═══ ITEMS ═══
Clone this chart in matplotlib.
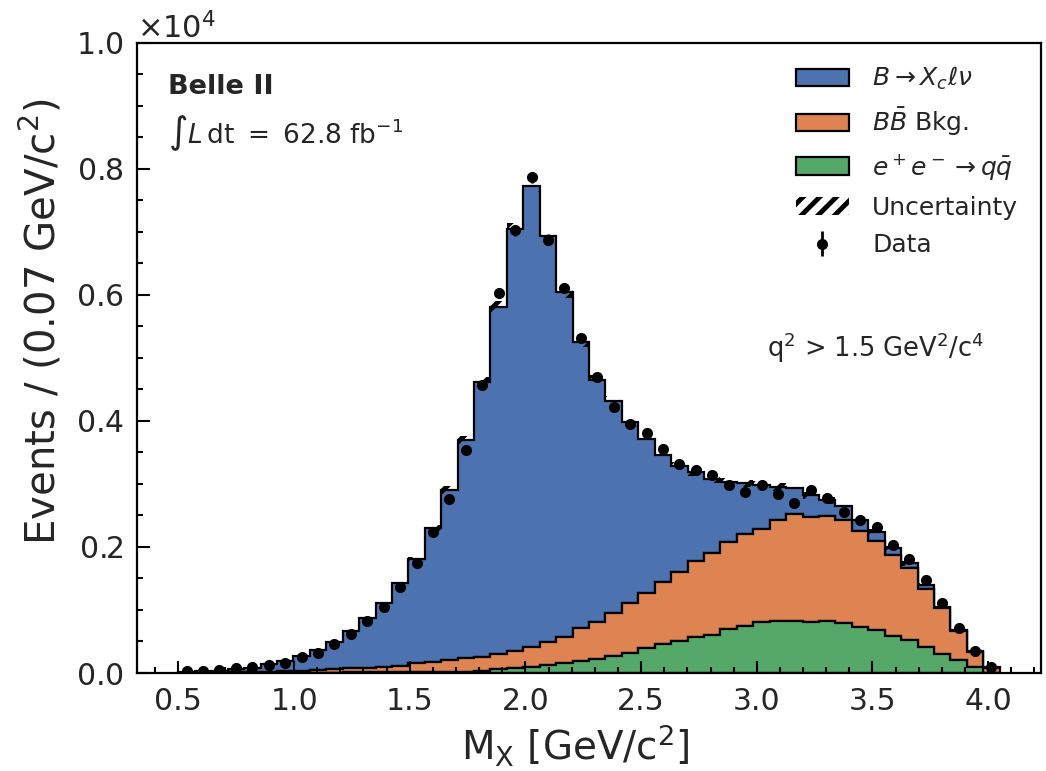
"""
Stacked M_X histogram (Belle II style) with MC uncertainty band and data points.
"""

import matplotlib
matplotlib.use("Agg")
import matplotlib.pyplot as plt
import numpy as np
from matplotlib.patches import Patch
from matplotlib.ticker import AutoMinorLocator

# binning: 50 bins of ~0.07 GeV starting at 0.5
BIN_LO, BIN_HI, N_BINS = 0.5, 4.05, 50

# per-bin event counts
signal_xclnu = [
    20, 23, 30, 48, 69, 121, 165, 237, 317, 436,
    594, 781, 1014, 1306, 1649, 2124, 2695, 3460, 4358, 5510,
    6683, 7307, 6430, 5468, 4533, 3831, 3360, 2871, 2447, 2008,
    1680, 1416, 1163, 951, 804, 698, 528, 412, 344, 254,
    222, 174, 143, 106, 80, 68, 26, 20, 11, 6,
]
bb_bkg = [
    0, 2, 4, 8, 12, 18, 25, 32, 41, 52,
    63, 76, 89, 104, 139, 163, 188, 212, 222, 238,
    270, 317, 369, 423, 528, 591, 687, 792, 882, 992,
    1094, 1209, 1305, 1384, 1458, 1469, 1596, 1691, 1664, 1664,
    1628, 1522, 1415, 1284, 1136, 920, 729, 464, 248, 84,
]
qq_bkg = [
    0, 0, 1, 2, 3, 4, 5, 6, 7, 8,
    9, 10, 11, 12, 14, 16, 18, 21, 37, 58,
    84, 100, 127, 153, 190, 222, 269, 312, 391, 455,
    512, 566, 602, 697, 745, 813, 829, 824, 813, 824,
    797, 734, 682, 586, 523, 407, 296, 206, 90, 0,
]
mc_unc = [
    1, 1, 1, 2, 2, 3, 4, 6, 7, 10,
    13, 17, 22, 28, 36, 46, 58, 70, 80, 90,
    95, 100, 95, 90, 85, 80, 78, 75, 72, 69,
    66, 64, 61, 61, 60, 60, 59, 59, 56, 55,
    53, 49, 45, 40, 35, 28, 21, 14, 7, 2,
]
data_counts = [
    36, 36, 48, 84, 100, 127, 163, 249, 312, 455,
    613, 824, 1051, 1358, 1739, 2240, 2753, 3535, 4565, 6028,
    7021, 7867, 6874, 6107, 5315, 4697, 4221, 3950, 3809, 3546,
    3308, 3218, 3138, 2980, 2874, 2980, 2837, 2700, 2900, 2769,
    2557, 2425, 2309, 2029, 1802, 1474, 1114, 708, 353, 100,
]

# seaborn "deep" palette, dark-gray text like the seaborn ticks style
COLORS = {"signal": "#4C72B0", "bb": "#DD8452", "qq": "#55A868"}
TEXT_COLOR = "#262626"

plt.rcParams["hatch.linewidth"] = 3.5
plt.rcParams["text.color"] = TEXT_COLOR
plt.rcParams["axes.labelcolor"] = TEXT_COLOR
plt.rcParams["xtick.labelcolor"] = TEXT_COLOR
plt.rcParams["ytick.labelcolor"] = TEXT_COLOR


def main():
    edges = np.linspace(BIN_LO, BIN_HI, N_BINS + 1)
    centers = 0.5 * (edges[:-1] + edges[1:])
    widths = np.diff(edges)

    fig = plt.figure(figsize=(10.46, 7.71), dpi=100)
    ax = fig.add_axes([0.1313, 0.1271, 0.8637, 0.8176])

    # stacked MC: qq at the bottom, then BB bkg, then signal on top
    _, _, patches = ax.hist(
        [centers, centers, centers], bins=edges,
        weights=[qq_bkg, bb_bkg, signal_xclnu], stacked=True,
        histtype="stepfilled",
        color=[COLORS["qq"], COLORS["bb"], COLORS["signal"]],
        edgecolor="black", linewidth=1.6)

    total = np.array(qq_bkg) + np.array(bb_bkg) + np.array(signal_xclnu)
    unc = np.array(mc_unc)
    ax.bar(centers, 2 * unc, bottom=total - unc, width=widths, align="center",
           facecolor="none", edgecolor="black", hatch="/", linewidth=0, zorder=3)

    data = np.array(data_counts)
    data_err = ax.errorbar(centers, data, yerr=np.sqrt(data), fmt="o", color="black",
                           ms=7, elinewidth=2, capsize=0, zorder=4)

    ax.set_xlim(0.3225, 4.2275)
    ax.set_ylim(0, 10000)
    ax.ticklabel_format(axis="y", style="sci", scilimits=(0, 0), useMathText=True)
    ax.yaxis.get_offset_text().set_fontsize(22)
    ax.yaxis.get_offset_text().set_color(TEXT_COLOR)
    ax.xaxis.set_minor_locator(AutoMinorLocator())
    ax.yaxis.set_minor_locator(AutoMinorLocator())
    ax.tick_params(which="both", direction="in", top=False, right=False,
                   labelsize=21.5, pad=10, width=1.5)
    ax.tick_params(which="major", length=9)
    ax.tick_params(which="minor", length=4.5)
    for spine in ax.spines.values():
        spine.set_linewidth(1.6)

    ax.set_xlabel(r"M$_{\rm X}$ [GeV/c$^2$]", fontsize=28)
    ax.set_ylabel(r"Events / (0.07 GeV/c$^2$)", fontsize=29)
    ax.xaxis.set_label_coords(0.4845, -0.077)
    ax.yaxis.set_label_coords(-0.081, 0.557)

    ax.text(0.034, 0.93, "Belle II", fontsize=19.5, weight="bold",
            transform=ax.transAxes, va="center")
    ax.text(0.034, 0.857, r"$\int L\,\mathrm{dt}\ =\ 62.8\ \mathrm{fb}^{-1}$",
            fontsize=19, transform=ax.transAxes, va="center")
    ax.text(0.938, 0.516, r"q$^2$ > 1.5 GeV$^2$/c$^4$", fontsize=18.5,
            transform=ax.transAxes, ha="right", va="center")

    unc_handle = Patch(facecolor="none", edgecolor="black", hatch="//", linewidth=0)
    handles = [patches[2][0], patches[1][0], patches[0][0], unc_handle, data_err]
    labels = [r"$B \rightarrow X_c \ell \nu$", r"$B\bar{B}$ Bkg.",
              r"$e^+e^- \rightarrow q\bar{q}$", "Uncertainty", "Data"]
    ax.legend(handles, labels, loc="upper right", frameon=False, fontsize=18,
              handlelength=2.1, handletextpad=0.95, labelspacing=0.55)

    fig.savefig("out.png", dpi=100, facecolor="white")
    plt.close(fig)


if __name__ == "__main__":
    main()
═══
═══ ITEMS ═══
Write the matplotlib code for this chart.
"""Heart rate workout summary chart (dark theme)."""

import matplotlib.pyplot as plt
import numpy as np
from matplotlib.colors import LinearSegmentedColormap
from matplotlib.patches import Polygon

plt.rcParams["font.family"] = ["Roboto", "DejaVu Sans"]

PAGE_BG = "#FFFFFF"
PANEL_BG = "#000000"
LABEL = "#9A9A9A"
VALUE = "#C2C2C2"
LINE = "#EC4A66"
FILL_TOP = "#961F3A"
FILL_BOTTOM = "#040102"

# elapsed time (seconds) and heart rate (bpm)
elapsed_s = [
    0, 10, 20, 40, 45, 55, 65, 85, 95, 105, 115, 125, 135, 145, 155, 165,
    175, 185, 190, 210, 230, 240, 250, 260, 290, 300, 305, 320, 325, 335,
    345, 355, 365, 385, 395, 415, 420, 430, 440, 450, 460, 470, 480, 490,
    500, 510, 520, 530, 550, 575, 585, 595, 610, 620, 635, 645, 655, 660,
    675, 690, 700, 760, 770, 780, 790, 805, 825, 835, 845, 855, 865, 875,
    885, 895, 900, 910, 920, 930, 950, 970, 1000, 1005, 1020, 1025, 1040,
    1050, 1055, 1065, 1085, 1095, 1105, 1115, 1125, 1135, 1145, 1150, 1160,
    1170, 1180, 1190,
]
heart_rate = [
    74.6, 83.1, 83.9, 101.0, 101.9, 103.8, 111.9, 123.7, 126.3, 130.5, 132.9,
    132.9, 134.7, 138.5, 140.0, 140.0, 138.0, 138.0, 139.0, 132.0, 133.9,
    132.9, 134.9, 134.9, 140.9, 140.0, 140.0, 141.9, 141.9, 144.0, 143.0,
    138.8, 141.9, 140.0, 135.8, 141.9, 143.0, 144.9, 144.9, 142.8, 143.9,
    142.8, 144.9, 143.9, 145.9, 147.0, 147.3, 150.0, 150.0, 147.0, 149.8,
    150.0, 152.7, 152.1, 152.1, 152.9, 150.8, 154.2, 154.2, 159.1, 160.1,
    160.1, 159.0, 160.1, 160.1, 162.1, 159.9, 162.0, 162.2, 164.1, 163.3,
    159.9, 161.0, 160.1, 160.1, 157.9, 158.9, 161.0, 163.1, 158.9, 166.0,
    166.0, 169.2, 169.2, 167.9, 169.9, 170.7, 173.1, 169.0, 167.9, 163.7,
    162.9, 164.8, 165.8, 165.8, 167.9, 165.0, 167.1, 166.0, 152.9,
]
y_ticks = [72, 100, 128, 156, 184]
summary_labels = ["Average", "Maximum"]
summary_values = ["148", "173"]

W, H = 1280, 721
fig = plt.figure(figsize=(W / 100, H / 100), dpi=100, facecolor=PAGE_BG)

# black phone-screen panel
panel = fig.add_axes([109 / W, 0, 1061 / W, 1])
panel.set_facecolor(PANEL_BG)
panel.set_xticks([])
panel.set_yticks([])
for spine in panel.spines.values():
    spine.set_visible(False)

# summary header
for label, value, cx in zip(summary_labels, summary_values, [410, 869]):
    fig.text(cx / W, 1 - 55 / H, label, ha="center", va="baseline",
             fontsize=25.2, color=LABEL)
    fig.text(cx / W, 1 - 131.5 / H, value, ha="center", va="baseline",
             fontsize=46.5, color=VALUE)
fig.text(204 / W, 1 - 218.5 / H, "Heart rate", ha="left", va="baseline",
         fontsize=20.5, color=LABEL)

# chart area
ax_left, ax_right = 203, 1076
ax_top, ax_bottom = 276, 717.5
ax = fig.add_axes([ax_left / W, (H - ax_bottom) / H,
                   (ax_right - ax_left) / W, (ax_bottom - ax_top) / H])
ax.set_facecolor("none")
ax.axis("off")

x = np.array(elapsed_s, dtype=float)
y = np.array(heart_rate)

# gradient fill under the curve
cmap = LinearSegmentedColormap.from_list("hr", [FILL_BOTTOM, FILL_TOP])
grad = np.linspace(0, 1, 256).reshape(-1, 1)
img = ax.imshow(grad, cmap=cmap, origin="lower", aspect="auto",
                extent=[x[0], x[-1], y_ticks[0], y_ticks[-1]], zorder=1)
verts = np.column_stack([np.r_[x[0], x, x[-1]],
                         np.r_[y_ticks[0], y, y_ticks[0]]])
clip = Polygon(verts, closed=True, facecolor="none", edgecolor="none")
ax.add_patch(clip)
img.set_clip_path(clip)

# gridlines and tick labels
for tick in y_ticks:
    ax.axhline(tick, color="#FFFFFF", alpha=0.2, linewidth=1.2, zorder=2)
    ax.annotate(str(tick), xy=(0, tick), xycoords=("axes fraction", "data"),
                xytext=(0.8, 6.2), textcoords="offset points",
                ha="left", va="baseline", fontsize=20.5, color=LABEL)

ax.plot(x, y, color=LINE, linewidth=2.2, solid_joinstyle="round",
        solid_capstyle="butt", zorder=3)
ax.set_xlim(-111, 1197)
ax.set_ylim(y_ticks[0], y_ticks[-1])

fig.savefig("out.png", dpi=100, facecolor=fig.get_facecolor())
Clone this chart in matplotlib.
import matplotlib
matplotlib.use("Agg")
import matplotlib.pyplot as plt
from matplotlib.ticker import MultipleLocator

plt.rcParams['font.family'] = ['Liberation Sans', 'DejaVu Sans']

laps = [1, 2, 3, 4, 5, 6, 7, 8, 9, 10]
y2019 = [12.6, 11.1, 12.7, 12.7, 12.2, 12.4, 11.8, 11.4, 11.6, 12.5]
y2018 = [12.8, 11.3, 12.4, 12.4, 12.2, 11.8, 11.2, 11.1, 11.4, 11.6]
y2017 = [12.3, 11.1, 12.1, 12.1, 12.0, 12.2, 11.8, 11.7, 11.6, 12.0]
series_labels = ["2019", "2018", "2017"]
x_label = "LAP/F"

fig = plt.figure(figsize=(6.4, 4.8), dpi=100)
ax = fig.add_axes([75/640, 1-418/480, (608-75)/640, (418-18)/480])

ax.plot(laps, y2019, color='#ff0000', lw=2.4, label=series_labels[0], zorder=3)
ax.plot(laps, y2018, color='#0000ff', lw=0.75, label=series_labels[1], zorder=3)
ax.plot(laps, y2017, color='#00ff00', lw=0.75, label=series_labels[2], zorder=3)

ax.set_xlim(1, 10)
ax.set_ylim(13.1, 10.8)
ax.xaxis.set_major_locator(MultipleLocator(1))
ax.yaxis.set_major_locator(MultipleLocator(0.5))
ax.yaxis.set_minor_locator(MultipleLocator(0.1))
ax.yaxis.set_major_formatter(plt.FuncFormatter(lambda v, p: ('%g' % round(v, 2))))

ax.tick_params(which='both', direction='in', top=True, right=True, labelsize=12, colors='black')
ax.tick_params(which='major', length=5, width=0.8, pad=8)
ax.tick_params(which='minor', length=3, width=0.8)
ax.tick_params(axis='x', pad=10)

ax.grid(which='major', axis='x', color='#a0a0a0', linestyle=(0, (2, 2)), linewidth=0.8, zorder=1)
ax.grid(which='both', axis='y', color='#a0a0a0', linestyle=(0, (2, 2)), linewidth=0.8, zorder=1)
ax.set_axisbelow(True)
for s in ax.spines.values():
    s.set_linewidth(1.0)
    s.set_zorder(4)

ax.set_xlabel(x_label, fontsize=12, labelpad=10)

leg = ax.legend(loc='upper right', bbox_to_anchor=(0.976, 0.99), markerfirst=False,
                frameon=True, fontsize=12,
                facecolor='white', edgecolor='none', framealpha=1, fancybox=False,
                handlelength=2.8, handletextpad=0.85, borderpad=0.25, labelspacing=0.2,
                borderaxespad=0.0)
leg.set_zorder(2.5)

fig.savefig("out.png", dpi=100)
═══
Reproduce exactly, and only, the lines from the one that contains "Write the matplotlib code for this chart." down to the one that contains "from matplotlib.patches import Polygon", both ends included.

Write the matplotlib code for this chart.
"""Heart rate workout summary chart (dark theme)."""

import matplotlib.pyplot as plt
import numpy as np
from matplotlib.colors import LinearSegmentedColormap
from matplotlib.patches import Polygon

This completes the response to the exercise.